*Goal*. Extract each line where the string "this" shows up.

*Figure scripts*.
━━━━━━━━━━━━━━━━━━━━━━━━━━━━━━
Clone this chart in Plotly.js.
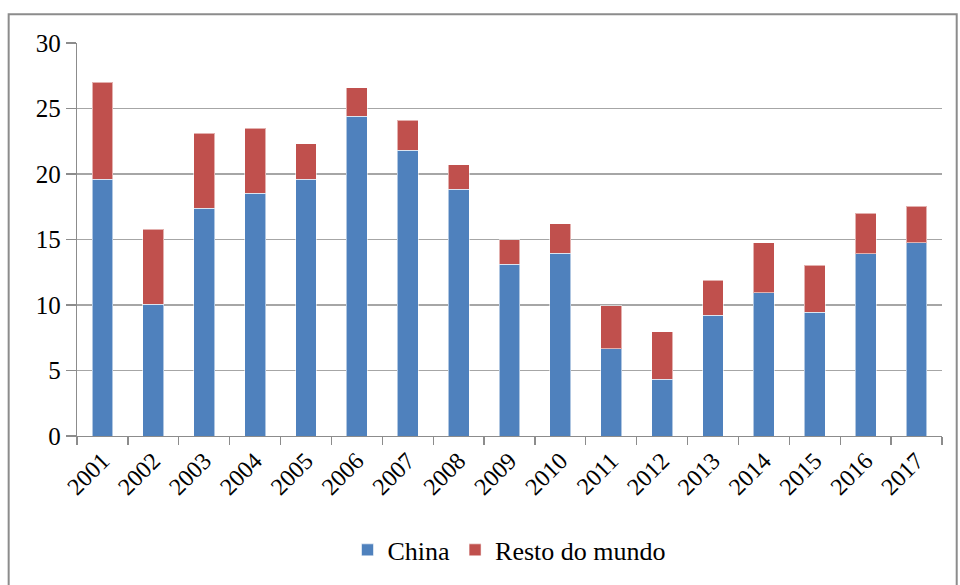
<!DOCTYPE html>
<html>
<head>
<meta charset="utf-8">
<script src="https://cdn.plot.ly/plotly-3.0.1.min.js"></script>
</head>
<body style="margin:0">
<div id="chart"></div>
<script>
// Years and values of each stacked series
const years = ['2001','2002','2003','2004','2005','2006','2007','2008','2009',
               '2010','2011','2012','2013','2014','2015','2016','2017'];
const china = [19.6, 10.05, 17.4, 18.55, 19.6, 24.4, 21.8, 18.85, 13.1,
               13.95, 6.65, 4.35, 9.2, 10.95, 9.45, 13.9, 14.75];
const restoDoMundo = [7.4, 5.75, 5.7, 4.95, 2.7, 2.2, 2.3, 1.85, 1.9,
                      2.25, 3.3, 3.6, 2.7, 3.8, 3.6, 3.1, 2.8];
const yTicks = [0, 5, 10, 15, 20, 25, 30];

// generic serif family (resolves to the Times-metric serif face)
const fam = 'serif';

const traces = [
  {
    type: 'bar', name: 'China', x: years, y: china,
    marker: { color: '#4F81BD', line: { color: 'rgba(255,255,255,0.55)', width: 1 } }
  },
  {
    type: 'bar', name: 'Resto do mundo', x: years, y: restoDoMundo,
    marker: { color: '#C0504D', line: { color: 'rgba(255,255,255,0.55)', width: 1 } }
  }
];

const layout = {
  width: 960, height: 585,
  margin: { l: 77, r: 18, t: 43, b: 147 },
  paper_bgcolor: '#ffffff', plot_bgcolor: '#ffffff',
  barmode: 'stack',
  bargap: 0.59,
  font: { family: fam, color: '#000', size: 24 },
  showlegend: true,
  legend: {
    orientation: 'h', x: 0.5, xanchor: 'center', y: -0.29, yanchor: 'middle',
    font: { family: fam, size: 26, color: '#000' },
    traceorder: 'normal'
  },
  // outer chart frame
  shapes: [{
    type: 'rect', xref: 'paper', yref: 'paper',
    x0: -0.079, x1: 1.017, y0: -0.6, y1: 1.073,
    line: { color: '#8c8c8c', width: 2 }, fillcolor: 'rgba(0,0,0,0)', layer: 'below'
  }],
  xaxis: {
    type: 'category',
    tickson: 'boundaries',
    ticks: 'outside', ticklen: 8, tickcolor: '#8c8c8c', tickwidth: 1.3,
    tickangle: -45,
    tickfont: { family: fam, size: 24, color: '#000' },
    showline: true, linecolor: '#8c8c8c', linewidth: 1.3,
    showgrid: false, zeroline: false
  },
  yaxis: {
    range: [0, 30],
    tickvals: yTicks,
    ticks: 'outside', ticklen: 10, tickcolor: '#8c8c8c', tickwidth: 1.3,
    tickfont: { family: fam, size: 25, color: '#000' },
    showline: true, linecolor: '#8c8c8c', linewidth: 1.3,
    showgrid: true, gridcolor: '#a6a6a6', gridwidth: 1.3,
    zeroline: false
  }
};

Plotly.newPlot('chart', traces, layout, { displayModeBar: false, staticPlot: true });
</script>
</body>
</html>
━━━━━━━━━━━━━━━━━━━━━━━━━━━━━━
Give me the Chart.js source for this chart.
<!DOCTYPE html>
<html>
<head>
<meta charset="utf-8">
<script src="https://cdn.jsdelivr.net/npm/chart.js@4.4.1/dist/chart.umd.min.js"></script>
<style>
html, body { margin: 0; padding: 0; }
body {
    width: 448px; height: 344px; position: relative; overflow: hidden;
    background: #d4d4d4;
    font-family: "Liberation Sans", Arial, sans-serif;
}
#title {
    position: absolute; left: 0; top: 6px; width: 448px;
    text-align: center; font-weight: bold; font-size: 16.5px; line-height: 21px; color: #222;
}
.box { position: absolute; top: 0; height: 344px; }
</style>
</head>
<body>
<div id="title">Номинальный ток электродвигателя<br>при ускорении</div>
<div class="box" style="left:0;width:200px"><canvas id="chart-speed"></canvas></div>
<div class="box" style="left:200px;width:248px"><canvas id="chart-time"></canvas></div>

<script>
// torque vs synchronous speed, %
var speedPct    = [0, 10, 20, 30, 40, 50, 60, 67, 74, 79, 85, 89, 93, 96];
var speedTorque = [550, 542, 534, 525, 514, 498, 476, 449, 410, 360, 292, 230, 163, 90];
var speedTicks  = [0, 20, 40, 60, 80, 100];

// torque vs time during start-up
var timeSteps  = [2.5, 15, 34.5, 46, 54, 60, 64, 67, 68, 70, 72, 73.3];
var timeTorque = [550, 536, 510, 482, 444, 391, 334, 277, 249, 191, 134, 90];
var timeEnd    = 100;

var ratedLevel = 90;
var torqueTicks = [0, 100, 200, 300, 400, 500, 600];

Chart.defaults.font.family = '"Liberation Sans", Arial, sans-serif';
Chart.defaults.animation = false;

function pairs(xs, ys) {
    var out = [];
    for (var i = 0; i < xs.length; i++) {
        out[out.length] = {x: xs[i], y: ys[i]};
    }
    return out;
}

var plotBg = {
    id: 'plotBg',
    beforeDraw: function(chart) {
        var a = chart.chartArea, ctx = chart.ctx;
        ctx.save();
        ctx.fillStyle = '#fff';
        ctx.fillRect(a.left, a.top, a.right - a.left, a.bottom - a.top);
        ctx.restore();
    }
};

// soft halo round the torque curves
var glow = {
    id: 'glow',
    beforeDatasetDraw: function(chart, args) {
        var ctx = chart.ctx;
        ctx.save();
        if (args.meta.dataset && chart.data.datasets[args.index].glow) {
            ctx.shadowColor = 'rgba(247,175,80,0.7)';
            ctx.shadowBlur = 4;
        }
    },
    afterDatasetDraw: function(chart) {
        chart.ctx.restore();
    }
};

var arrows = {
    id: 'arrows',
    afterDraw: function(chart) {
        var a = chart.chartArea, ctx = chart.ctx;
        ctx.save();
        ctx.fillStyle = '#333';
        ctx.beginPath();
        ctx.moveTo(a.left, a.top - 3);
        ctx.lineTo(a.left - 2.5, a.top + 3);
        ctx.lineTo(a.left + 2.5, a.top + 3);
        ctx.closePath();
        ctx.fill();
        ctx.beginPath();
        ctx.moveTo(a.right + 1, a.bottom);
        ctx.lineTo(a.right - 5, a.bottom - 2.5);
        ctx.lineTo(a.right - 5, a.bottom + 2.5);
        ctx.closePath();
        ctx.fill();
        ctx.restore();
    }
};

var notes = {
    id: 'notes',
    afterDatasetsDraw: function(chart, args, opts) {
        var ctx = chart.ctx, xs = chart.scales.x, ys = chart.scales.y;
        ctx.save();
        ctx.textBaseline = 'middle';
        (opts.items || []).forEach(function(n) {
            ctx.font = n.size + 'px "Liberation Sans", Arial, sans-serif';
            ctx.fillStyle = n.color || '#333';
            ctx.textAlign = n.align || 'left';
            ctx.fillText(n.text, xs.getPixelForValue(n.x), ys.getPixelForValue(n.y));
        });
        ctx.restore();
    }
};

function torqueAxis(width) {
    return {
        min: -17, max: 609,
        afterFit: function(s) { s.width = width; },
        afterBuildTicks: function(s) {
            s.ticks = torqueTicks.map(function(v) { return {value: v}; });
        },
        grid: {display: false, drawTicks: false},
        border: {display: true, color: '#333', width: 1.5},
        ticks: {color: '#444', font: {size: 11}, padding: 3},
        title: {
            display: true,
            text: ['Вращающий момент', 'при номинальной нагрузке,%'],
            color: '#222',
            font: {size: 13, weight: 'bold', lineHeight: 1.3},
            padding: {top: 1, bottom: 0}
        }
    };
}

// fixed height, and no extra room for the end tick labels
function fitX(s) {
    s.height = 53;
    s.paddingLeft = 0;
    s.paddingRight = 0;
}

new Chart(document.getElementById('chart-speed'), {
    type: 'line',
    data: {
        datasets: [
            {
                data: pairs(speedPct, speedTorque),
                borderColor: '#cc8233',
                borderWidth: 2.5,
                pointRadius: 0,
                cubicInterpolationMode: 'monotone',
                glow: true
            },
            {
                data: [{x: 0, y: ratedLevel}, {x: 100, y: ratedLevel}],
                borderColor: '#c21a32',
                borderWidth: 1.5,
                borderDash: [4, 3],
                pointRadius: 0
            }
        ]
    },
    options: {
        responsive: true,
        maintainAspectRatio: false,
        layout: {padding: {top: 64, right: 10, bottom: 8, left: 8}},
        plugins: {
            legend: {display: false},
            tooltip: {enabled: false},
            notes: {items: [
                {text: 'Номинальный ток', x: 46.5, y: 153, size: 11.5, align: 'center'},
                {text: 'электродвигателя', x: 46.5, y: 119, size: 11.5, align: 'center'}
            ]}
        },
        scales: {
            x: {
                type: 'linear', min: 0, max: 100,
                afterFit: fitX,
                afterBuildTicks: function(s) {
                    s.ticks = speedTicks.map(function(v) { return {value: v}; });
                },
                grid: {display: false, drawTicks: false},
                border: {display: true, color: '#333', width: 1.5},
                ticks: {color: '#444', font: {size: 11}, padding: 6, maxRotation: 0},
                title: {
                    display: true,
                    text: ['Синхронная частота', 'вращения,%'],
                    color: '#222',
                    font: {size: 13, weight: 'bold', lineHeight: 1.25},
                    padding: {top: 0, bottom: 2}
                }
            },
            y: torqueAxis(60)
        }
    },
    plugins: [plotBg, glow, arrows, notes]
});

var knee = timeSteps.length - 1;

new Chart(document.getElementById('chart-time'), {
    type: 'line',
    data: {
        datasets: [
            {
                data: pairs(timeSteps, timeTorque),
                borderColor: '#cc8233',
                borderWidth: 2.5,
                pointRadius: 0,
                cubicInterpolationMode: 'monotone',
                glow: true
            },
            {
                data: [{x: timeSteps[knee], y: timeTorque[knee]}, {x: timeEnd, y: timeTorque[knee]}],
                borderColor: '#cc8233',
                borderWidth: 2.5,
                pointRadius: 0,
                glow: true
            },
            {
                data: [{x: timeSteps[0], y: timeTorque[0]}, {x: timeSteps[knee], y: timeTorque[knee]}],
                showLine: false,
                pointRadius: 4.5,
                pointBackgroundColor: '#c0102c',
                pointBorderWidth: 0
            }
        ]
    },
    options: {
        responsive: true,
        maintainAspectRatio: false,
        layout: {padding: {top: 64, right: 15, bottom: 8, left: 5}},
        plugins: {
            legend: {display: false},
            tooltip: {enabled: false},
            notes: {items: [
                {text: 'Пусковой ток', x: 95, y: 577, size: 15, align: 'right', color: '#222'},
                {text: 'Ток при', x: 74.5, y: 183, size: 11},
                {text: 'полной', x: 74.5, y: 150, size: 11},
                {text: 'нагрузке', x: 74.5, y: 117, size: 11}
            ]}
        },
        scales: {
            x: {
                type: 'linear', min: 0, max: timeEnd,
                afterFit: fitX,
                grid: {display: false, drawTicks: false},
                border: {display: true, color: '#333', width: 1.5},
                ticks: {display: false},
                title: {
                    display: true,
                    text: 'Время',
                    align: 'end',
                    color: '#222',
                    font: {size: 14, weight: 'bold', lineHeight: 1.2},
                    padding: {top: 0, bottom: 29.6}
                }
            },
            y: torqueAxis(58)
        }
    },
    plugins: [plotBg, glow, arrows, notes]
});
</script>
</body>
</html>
━━━━━━━━━━━━━━━━━━━━━━━━━━━━━━
*Output of the exercise*.
Clone this chart in Plotly.js.
Give me the Chart.js source for this chart.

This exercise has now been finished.